STATED TASK - Shown below is a listing with pictures; reproduce exactly, and only, the lines between the ones containing "Generate a web" and "const baseline = 1;", inclusive, leaving the pictures out.
[Begin DATA LISTING]
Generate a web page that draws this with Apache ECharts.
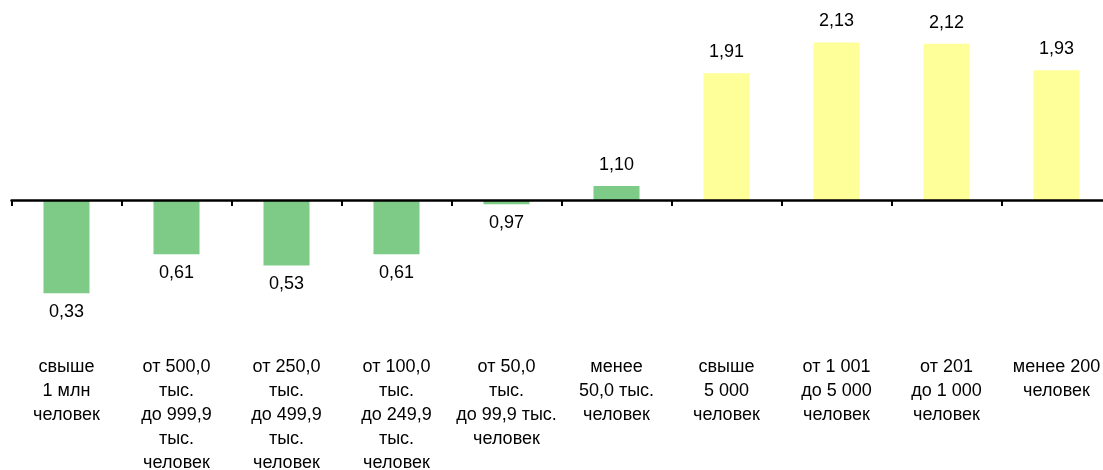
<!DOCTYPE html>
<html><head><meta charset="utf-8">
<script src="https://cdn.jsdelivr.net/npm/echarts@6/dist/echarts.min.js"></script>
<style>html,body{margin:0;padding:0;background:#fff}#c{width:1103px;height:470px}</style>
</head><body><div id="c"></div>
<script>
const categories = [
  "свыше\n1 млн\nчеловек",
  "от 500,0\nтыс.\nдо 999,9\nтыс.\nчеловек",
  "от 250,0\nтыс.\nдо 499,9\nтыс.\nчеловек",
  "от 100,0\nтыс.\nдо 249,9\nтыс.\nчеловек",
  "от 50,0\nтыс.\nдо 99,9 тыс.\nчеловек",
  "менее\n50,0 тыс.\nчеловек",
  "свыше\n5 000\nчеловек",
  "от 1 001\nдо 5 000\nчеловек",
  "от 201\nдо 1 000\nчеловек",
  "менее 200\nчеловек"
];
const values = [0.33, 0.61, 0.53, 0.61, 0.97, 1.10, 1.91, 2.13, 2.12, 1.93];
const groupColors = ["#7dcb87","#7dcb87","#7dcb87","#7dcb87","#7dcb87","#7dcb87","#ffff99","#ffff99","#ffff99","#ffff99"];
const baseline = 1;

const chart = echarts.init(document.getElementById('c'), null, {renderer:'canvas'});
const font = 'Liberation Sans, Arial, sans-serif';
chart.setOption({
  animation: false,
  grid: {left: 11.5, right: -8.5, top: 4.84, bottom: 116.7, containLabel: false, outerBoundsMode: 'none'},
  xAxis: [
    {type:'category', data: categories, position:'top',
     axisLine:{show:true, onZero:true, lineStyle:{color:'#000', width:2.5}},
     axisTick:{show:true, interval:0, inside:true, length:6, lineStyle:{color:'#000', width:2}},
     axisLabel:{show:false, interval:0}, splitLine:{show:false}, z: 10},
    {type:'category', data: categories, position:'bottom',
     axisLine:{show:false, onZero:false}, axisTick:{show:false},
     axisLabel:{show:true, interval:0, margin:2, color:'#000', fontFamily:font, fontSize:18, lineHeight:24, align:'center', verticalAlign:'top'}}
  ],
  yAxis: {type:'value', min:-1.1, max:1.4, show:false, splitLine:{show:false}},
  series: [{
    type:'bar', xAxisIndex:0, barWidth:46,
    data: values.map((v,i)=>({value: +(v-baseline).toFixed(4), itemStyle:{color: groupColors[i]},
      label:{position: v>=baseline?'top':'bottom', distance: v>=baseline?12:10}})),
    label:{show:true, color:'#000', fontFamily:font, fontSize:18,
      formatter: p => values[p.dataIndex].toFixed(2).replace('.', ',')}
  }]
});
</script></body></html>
[End DATA LISTING]
[Begin DATA LISTING]
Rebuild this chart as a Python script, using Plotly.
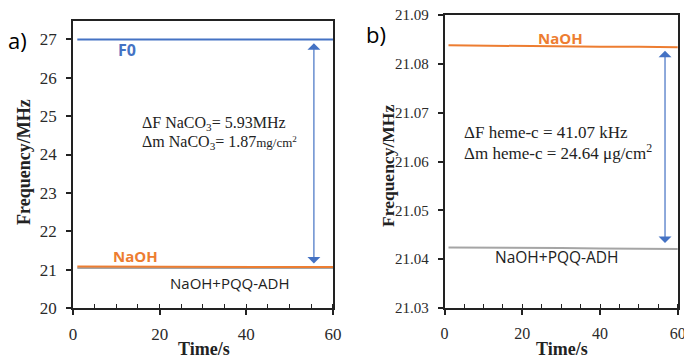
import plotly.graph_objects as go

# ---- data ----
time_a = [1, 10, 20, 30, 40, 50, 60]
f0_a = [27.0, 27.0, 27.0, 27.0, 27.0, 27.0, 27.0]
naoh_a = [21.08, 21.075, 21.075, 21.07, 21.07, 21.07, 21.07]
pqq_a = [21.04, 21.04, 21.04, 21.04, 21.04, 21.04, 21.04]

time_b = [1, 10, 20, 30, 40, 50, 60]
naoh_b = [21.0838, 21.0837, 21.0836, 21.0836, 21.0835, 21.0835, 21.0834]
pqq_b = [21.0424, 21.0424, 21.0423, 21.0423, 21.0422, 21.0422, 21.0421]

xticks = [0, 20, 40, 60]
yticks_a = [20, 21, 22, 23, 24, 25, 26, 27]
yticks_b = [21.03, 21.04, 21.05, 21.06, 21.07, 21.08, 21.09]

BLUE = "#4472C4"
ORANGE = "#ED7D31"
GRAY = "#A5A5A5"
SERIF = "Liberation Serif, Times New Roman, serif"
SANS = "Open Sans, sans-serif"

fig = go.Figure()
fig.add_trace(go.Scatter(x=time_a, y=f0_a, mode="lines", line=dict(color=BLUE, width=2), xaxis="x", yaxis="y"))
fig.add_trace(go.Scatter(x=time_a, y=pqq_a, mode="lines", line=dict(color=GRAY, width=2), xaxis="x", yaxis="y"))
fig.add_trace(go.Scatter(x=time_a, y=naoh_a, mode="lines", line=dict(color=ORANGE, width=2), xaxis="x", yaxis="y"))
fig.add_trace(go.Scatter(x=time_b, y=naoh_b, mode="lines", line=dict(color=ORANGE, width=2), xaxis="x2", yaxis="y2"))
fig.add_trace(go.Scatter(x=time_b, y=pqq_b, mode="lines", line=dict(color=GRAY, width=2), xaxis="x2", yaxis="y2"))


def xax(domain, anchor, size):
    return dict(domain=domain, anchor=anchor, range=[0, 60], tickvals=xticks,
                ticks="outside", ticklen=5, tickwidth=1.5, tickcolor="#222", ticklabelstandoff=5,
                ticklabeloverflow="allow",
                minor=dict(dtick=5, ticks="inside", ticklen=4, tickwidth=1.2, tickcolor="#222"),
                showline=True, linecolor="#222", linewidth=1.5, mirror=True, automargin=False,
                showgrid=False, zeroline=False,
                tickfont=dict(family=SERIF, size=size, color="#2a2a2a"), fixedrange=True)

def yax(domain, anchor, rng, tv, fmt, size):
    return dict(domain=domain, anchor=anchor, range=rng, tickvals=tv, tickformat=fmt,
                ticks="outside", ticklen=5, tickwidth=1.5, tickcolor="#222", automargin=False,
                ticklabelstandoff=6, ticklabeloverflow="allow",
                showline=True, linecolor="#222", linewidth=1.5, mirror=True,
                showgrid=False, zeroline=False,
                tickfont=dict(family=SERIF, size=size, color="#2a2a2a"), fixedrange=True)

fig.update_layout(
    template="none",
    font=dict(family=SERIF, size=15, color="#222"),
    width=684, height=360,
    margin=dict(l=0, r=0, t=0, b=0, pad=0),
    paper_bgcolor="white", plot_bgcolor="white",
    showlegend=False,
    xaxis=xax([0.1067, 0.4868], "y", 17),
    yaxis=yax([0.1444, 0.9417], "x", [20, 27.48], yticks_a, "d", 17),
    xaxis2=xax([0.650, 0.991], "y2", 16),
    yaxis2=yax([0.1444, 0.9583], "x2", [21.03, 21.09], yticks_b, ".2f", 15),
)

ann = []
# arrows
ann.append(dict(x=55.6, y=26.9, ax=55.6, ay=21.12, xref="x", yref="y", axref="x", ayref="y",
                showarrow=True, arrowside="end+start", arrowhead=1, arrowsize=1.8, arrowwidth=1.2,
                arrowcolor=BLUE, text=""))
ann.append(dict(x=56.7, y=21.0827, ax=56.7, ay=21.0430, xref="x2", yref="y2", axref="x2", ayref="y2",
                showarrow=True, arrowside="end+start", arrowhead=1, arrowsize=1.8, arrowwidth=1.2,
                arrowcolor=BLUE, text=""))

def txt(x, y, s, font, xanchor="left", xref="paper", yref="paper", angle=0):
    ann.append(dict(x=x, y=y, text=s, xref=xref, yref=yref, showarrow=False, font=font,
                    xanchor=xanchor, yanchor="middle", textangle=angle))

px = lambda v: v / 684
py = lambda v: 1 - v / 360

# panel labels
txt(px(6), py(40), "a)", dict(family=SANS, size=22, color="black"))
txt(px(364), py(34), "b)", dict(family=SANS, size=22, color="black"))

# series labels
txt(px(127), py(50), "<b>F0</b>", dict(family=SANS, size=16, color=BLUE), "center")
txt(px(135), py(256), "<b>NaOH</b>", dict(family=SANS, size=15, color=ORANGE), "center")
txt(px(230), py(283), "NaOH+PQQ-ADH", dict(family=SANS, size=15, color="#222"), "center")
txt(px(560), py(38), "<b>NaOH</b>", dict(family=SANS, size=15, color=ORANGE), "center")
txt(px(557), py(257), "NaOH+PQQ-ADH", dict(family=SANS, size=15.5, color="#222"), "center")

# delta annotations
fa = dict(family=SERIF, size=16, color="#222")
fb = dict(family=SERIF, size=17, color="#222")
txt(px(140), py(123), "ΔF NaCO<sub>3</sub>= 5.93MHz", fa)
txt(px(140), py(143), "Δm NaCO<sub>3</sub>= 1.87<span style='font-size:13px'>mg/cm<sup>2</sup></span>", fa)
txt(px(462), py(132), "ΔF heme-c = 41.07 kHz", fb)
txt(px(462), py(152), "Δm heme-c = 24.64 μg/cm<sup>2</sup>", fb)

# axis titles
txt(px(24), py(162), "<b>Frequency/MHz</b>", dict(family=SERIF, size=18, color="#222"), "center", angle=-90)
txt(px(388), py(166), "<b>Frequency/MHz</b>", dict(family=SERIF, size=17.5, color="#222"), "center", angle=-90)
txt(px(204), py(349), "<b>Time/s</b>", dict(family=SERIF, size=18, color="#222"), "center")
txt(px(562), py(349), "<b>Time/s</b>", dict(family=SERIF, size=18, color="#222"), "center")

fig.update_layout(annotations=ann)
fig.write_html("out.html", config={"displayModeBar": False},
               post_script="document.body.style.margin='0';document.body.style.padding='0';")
[End DATA LISTING]
RESULT OF THE EXERCISE -
Generate a web page that draws this with Apache ECharts.
<!DOCTYPE html>
<html><head><meta charset="utf-8">
<script src="https://cdn.jsdelivr.net/npm/echarts@6/dist/echarts.min.js"></script>
<style>html,body{margin:0;padding:0;background:#fff}#c{width:1103px;height:470px}</style>
</head><body><div id="c"></div>
<script>
const categories = [
  "свыше\n1 млн\nчеловек",
  "от 500,0\nтыс.\nдо 999,9\nтыс.\nчеловек",
  "от 250,0\nтыс.\nдо 499,9\nтыс.\nчеловек",
  "от 100,0\nтыс.\nдо 249,9\nтыс.\nчеловек",
  "от 50,0\nтыс.\nдо 99,9 тыс.\nчеловек",
  "менее\n50,0 тыс.\nчеловек",
  "свыше\n5 000\nчеловек",
  "от 1 001\nдо 5 000\nчеловек",
  "от 201\nдо 1 000\nчеловек",
  "менее 200\nчеловек"
];
const values = [0.33, 0.61, 0.53, 0.61, 0.97, 1.10, 1.91, 2.13, 2.12, 1.93];
const groupColors = ["#7dcb87","#7dcb87","#7dcb87","#7dcb87","#7dcb87","#7dcb87","#ffff99","#ffff99","#ffff99","#ffff99"];
const baseline = 1;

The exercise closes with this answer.